- [DATASET SECTION]
○ ○ ○ ○ ○
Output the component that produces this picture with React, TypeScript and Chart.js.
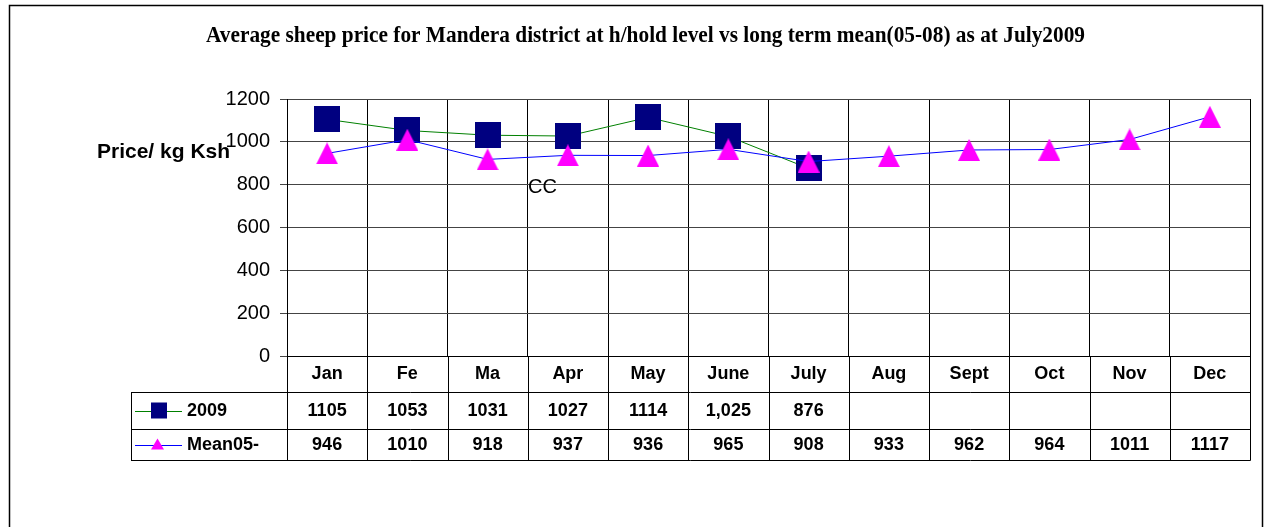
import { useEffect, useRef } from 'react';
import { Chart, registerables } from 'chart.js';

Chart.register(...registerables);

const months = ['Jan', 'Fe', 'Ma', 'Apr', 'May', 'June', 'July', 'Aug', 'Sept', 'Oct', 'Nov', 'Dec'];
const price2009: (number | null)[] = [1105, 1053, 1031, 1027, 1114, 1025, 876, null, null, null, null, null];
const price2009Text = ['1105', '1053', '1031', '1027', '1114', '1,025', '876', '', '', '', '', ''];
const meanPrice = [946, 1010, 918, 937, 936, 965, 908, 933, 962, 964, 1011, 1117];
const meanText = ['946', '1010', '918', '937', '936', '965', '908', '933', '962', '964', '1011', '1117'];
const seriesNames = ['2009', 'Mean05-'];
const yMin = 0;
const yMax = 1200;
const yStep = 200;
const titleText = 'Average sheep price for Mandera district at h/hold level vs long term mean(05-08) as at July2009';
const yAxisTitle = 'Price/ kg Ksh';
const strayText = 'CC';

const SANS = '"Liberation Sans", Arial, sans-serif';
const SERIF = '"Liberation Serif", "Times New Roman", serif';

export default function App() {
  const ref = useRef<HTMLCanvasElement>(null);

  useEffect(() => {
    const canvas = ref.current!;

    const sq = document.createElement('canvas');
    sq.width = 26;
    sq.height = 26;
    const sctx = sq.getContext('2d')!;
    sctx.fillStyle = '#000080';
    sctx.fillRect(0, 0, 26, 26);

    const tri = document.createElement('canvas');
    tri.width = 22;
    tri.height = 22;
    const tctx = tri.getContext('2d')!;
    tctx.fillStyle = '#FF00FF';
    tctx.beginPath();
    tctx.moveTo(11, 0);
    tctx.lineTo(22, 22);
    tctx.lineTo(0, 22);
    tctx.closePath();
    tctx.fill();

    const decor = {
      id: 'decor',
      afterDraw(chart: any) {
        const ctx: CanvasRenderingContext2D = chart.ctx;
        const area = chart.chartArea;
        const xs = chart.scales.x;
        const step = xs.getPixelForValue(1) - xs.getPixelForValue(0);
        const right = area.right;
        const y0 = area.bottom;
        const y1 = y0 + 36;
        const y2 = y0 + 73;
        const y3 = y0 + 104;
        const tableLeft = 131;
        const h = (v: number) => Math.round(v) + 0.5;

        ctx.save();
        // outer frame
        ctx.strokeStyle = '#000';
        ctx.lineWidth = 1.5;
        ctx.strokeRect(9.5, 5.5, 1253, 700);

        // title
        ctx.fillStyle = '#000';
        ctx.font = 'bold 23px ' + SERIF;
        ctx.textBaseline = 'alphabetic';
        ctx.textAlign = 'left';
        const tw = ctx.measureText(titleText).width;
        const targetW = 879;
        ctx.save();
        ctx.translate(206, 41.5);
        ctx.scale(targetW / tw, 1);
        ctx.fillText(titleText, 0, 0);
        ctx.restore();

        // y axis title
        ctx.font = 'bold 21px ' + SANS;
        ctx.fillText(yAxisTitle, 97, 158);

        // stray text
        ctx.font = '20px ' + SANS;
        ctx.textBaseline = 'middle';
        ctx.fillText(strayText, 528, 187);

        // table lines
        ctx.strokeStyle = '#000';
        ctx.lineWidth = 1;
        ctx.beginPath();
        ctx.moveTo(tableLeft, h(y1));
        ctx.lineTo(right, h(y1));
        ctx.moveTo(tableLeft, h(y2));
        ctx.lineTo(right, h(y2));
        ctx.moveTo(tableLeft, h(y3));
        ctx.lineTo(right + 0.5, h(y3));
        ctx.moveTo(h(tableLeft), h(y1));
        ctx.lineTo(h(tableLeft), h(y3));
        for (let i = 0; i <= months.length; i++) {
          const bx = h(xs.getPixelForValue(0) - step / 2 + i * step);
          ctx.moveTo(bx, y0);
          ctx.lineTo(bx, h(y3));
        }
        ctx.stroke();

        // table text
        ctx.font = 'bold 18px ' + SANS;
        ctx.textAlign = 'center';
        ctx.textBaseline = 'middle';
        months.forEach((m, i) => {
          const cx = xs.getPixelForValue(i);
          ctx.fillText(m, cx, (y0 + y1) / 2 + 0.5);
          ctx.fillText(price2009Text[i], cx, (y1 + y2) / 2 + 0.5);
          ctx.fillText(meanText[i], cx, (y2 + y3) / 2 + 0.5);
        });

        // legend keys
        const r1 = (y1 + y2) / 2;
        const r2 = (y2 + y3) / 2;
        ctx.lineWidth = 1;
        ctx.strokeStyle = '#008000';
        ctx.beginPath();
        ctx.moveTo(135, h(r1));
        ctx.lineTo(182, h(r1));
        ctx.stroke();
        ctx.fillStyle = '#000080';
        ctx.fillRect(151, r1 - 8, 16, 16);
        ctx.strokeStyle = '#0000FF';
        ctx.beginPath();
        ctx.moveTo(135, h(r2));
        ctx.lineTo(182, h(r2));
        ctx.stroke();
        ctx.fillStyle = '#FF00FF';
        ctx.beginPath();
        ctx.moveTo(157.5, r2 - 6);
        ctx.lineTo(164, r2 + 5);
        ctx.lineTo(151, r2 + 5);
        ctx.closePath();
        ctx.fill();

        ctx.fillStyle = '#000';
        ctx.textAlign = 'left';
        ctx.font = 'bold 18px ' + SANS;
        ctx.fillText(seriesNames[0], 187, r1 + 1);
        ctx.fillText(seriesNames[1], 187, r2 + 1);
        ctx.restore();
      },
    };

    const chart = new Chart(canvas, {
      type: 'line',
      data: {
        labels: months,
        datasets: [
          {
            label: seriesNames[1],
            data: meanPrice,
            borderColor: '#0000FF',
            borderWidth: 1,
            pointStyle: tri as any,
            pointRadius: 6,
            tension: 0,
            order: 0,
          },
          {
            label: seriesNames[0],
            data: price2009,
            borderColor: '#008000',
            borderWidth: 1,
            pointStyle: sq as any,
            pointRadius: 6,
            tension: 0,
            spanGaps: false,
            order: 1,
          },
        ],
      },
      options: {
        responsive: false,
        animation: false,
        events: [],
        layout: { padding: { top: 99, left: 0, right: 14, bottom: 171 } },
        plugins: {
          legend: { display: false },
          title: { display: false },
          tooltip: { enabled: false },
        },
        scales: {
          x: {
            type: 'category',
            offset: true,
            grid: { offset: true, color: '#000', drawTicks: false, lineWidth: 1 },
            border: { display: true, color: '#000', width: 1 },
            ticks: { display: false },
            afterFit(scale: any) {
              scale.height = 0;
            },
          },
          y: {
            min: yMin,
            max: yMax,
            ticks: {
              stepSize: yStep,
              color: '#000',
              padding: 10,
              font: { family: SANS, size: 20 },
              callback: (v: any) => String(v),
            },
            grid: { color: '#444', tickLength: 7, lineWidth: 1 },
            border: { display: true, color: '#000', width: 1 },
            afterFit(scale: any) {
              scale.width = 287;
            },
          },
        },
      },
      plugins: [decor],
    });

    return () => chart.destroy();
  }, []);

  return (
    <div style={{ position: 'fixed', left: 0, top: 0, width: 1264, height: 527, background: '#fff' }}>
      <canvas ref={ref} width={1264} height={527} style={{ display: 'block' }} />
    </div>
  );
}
○ ○ ○ ○ ○
- [STATED TASK] Pictures excluded, quote all the data above exactly.

- [ANSWER IN FULL]
Output the component that produces this picture with React, TypeScript and Chart.js.
import { useEffect, useRef } from 'react';
import { Chart, registerables } from 'chart.js';

Chart.register(...registerables);

const months = ['Jan', 'Fe', 'Ma', 'Apr', 'May', 'June', 'July', 'Aug', 'Sept', 'Oct', 'Nov', 'Dec'];
const price2009: (number | null)[] = [1105, 1053, 1031, 1027, 1114, 1025, 876, null, null, null, null, null];
const price2009Text = ['1105', '1053', '1031', '1027', '1114', '1,025', '876', '', '', '', '', ''];
const meanPrice = [946, 1010, 918, 937, 936, 965, 908, 933, 962, 964, 1011, 1117];
const meanText = ['946', '1010', '918', '937', '936', '965', '908', '933', '962', '964', '1011', '1117'];
const seriesNames = ['2009', 'Mean05-'];
const yMin = 0;
const yMax = 1200;
const yStep = 200;
const titleText = 'Average sheep price for Mandera district at h/hold level vs long term mean(05-08) as at July2009';
const yAxisTitle = 'Price/ kg Ksh';
const strayText = 'CC';

const SANS = '"Liberation Sans", Arial, sans-serif';
const SERIF = '"Liberation Serif", "Times New Roman", serif';

export default function App() {
  const ref = useRef<HTMLCanvasElement>(null);

  useEffect(() => {
    const canvas = ref.current!;

    const sq = document.createElement('canvas');
    sq.width = 26;
    sq.height = 26;
    const sctx = sq.getContext('2d')!;
    sctx.fillStyle = '#000080';
    sctx.fillRect(0, 0, 26, 26);

    const tri = document.createElement('canvas');
    tri.width = 22;
    tri.height = 22;
    const tctx = tri.getContext('2d')!;
    tctx.fillStyle = '#FF00FF';
    tctx.beginPath();
    tctx.moveTo(11, 0);
    tctx.lineTo(22, 22);
    tctx.lineTo(0, 22);
    tctx.closePath();
    tctx.fill();

    const decor = {
      id: 'decor',
      afterDraw(chart: any) {
        const ctx: CanvasRenderingContext2D = chart.ctx;
        const area = chart.chartArea;
        const xs = chart.scales.x;
        const step = xs.getPixelForValue(1) - xs.getPixelForValue(0);
        const right = area.right;
        const y0 = area.bottom;
        const y1 = y0 + 36;
        const y2 = y0 + 73;
        const y3 = y0 + 104;
        const tableLeft = 131;
        const h = (v: number) => Math.round(v) + 0.5;

        ctx.save();
        // outer frame
        ctx.strokeStyle = '#000';
        ctx.lineWidth = 1.5;
        ctx.strokeRect(9.5, 5.5, 1253, 700);

        // title
        ctx.fillStyle = '#000';
        ctx.font = 'bold 23px ' + SERIF;
        ctx.textBaseline = 'alphabetic';
        ctx.textAlign = 'left';
        const tw = ctx.measureText(titleText).width;
        const targetW = 879;
        ctx.save();
        ctx.translate(206, 41.5);
        ctx.scale(targetW / tw, 1);
        ctx.fillText(titleText, 0, 0);
        ctx.restore();

        // y axis title
        ctx.font = 'bold 21px ' + SANS;
        ctx.fillText(yAxisTitle, 97, 158);

        // stray text
        ctx.font = '20px ' + SANS;
        ctx.textBaseline = 'middle';
        ctx.fillText(strayText, 528, 187);

        // table lines
        ctx.strokeStyle = '#000';
        ctx.lineWidth = 1;
        ctx.beginPath();
        ctx.moveTo(tableLeft, h(y1));
        ctx.lineTo(right, h(y1));
        ctx.moveTo(tableLeft, h(y2));
        ctx.lineTo(right, h(y2));
        ctx.moveTo(tableLeft, h(y3));
        ctx.lineTo(right + 0.5, h(y3));
        ctx.moveTo(h(tableLeft), h(y1));
        ctx.lineTo(h(tableLeft), h(y3));
        for (let i = 0; i <= months.length; i++) {
          const bx = h(xs.getPixelForValue(0) - step / 2 + i * step);
          ctx.moveTo(bx, y0);
          ctx.lineTo(bx, h(y3));
        }
        ctx.stroke();

        // table text
        ctx.font = 'bold 18px ' + SANS;
        ctx.textAlign = 'center';
        ctx.textBaseline = 'middle';
        months.forEach((m, i) => {
          const cx = xs.getPixelForValue(i);
          ctx.fillText(m, cx, (y0 + y1) / 2 + 0.5);
          ctx.fillText(price2009Text[i], cx, (y1 + y2) / 2 + 0.5);
          ctx.fillText(meanText[i], cx, (y2 + y3) / 2 + 0.5);
        });

        // legend keys
        const r1 = (y1 + y2) / 2;
        const r2 = (y2 + y3) / 2;
        ctx.lineWidth = 1;
        ctx.strokeStyle = '#008000';
        ctx.beginPath();
        ctx.moveTo(135, h(r1));
        ctx.lineTo(182, h(r1));
        ctx.stroke();
        ctx.fillStyle = '#000080';
        ctx.fillRect(151, r1 - 8, 16, 16);
        ctx.strokeStyle = '#0000FF';
        ctx.beginPath();
        ctx.moveTo(135, h(r2));
        ctx.lineTo(182, h(r2));
        ctx.stroke();
        ctx.fillStyle = '#FF00FF';
        ctx.beginPath();
        ctx.moveTo(157.5, r2 - 6);
        ctx.lineTo(164, r2 + 5);
        ctx.lineTo(151, r2 + 5);
        ctx.closePath();
        ctx.fill();

        ctx.fillStyle = '#000';
        ctx.textAlign = 'left';
        ctx.font = 'bold 18px ' + SANS;
        ctx.fillText(seriesNames[0], 187, r1 + 1);
        ctx.fillText(seriesNames[1], 187, r2 + 1);
        ctx.restore();
      },
    };

    const chart = new Chart(canvas, {
      type: 'line',
      data: {
        labels: months,
        datasets: [
          {
            label: seriesNames[1],
            data: meanPrice,
            borderColor: '#0000FF',
            borderWidth: 1,
            pointStyle: tri as any,
            pointRadius: 6,
            tension: 0,
            order: 0,
          },
          {
            label: seriesNames[0],
            data: price2009,
            borderColor: '#008000',
            borderWidth: 1,
            pointStyle: sq as any,
            pointRadius: 6,
            tension: 0,
            spanGaps: false,
            order: 1,
          },
        ],
      },
      options: {
        responsive: false,
        animation: false,
        events: [],
        layout: { padding: { top: 99, left: 0, right: 14, bottom: 171 } },
        plugins: {
          legend: { display: false },
          title: { display: false },
          tooltip: { enabled: false },
        },
        scales: {
          x: {
            type: 'category',
            offset: true,
            grid: { offset: true, color: '#000', drawTicks: false, lineWidth: 1 },
            border: { display: true, color: '#000', width: 1 },
            ticks: { display: false },
            afterFit(scale: any) {
              scale.height = 0;
            },
          },
          y: {
            min: yMin,
            max: yMax,
            ticks: {
              stepSize: yStep,
              color: '#000',
              padding: 10,
              font: { family: SANS, size: 20 },
              callback: (v: any) => String(v),
            },
            grid: { color: '#444', tickLength: 7, lineWidth: 1 },
            border: { display: true, color: '#000', width: 1 },
            afterFit(scale: any) {
              scale.width = 287;
            },
          },
        },
      },
      plugins: [decor],
    });

    return () => chart.destroy();
  }, []);

  return (
    <div style={{ position: 'fixed', left: 0, top: 0, width: 1264, height: 527, background: '#fff' }}>
      <canvas ref={ref} width={1264} height={527} style={{ display: 'block' }} />
    </div>
  );
}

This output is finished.